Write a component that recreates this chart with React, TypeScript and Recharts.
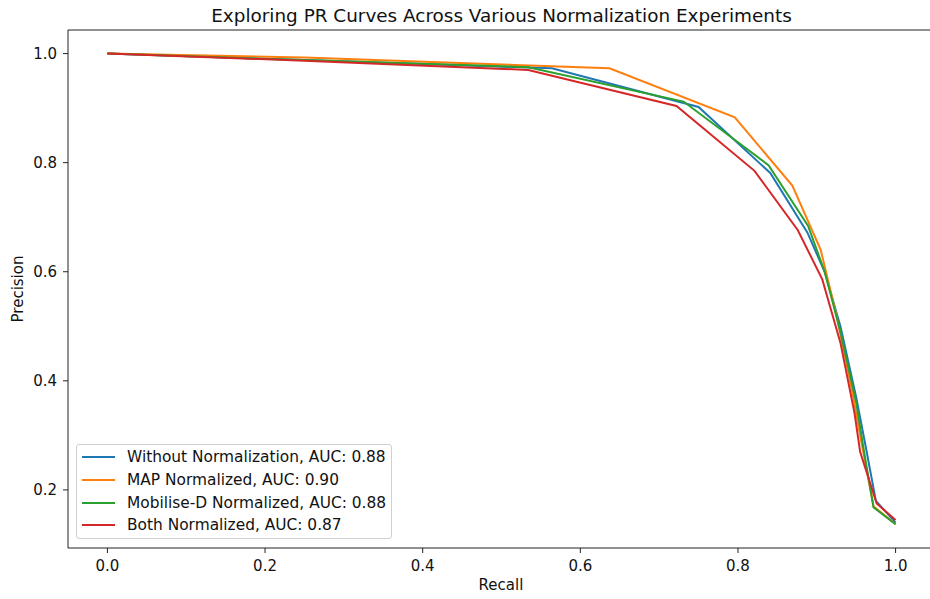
import React from 'react';
import { LineChart, Line, XAxis, YAxis, ReferenceLine } from 'recharts';

const seriesNames = [
  'Without Normalization, AUC: 0.88',
  'MAP Normalized, AUC: 0.90',
  'Mobilise-D Normalized, AUC: 0.88',
  'Both Normalized, AUC: 0.87',
];
const seriesColors = ['#1f77b4', '#ff7f0e', '#2ca02c', '#d62728'];

// recall / precision
const withoutRecall = [0, 0.25, 0.564, 0.75, 0.841, 0.888, 0.91, 0.93, 0.95, 0.962, 0.975, 1.0];
const withoutPrecision = [1.0, 0.988, 0.973, 0.902, 0.781, 0.672, 0.6, 0.5, 0.37, 0.28, 0.18, 0.14];

const mapRecall = [0, 0.25, 0.637, 0.796, 0.869, 0.905, 0.925, 0.945, 0.955, 0.972, 1.0];
const mapPrecision = [1.0, 0.993, 0.973, 0.883, 0.758, 0.64, 0.52, 0.38, 0.3, 0.17, 0.137];

const mobiliseRecall = [0, 0.25, 0.534, 0.731, 0.839, 0.889, 0.91, 0.93, 0.95, 0.96, 0.972, 1.0];
const mobilisePrecision = [1.0, 0.988, 0.975, 0.912, 0.795, 0.684, 0.6, 0.49, 0.36, 0.27, 0.168, 0.137];

const bothRecall = [0, 0.25, 0.534, 0.722, 0.821, 0.876, 0.907, 0.93, 0.948, 0.955, 0.976, 1.0];
const bothPrecision = [1.0, 0.987, 0.97, 0.904, 0.785, 0.676, 0.586, 0.47, 0.34, 0.27, 0.175, 0.145];

const xTicks = [0, 0.2, 0.4, 0.6, 0.8, 1.0];
const yTicks = [0.2, 0.4, 0.6, 0.8, 1.0];

const X_DOMAIN: [number, number] = [-0.05, 1.05];
const Y_DOMAIN: [number, number] = [0.0935, 1.0432];

const zip = (xs: number[], ys: number[]) => xs.map((x, i) => ({ x, y: ys[i] }));

const series = [
  zip(withoutRecall, withoutPrecision),
  zip(mapRecall, mapPrecision),
  zip(mobiliseRecall, mobilisePrecision),
  zip(bothRecall, bothPrecision),
];

const FONT = '"DejaVu Sans", sans-serif';
const AXIS = '#222';

const LegendBox: React.FC = () => (
  <div
    style={{
      position: 'absolute',
      left: 76,
      top: 444,
      width: 314,
      padding: '1px 0',
      border: '1px solid #d0d0d0',
      borderRadius: 3,
      background: 'rgba(255,255,255,0.8)',
      fontFamily: FONT,
      fontSize: 15.4,
      color: '#111',
    }}
  >
    {seriesNames.map((name, i) => (
      <div key={name} style={{ display: 'flex', alignItems: 'center', height: 22.7 }}>
        <span
          style={{
            display: 'inline-block',
            width: 33,
            height: 2,
            marginLeft: 5,
            marginRight: 12,
            background: seriesColors[i],
          }}
        />
        <span style={{ whiteSpace: 'nowrap' }}>{name}</span>
      </div>
    ))}
  </div>
);

const App: React.FC = () => {
  return (
    <div
      style={{
        position: 'absolute',
        left: 0,
        top: 0,
        width: 930,
        height: 599,
        overflow: 'hidden',
        background: '#fff',
        fontFamily: FONT,
      }}
    >
      <div
        style={{
          position: 'absolute',
          left: 68,
          width: 867,
          top: 5,
          textAlign: 'center',
          fontSize: 18.4,
          color: '#111',
          whiteSpace: 'nowrap',
        }}
      >
        Exploring PR Curves Across Various Normalization Experiments
      </div>
      <LineChart
        width={945}
        height={599}
        margin={{ top: 30, right: 10, bottom: 0, left: 0 }}
        style={{ position: 'absolute', left: 0, top: 0 }}
      >
        <XAxis
          type="number"
          dataKey="x"
          domain={X_DOMAIN}
          allowDataOverflow
          ticks={xTicks}
          tickFormatter={(v: number) => v.toFixed(1)}
          height={51}
          tickSize={5}
          tickMargin={7}
          stroke={AXIS}
          tick={{ fill: '#111', fontSize: 15, fontFamily: FONT }}
          label={() => (
            <text x={501} y={590} textAnchor="middle" fontSize={15} fontFamily={FONT} fill="#111">
              Recall
            </text>
          )}
        />
        <YAxis
          type="number"
          domain={Y_DOMAIN}
          allowDataOverflow
          ticks={yTicks}
          tickFormatter={(v: number) => v.toFixed(1)}
          width={68}
          tickSize={5}
          tickMargin={6}
          stroke={AXIS}
          tick={{ fill: '#111', fontSize: 15, fontFamily: FONT }}
          label={() => (
            <text
              x={23}
              y={289}
              transform="rotate(-90 23 289)"
              textAnchor="middle"
              fontSize={15}
              fontFamily={FONT}
              fill="#111"
            >
              Precision
            </text>
          )}
        />
        <ReferenceLine y={Y_DOMAIN[1]} stroke={AXIS} strokeWidth={1} />
        {series.map((pts, i) => (
          <Line
            key={seriesNames[i]}
            data={pts}
            dataKey="y"
            type="linear"
            stroke={seriesColors[i]}
            strokeWidth={2}
            dot={false}
            activeDot={false}
            isAnimationActive={false}
          />
        ))}
      </LineChart>
      <LegendBox />
    </div>
  );
};

export default App;
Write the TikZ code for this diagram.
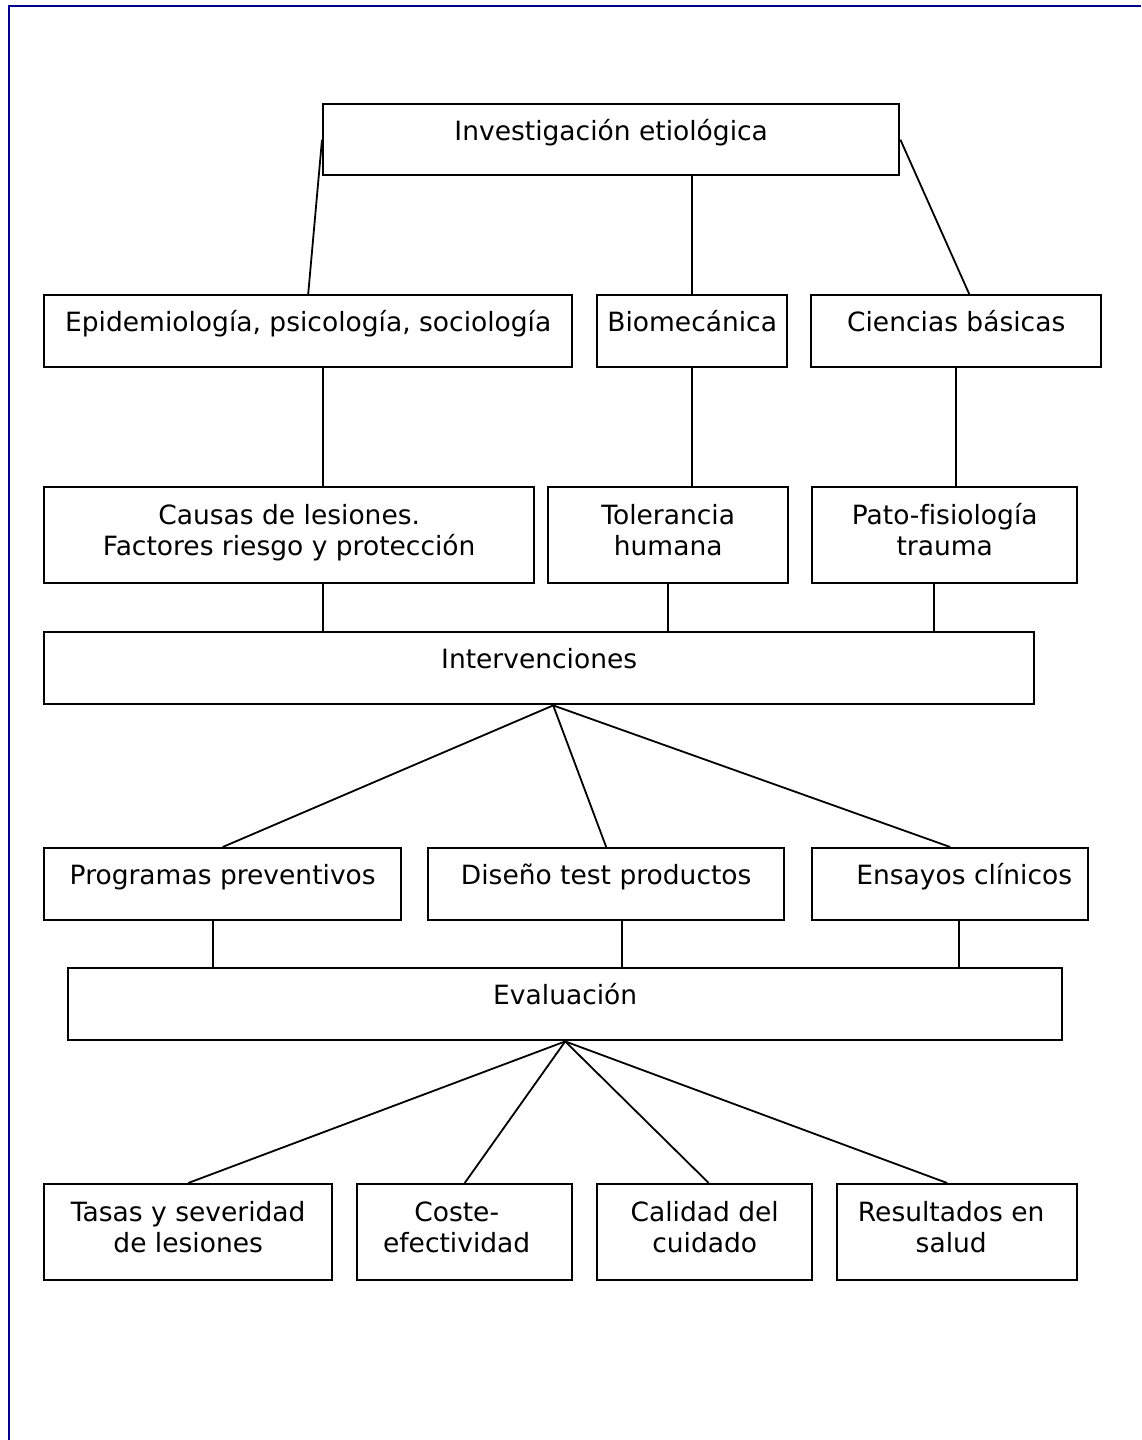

-=-=-=-=-

Find the lines above that contain the word "this" and collect them.

● **Task output**
Write a component that recreates this chart with React, TypeScript and Recharts.
Write the TikZ code for this diagram.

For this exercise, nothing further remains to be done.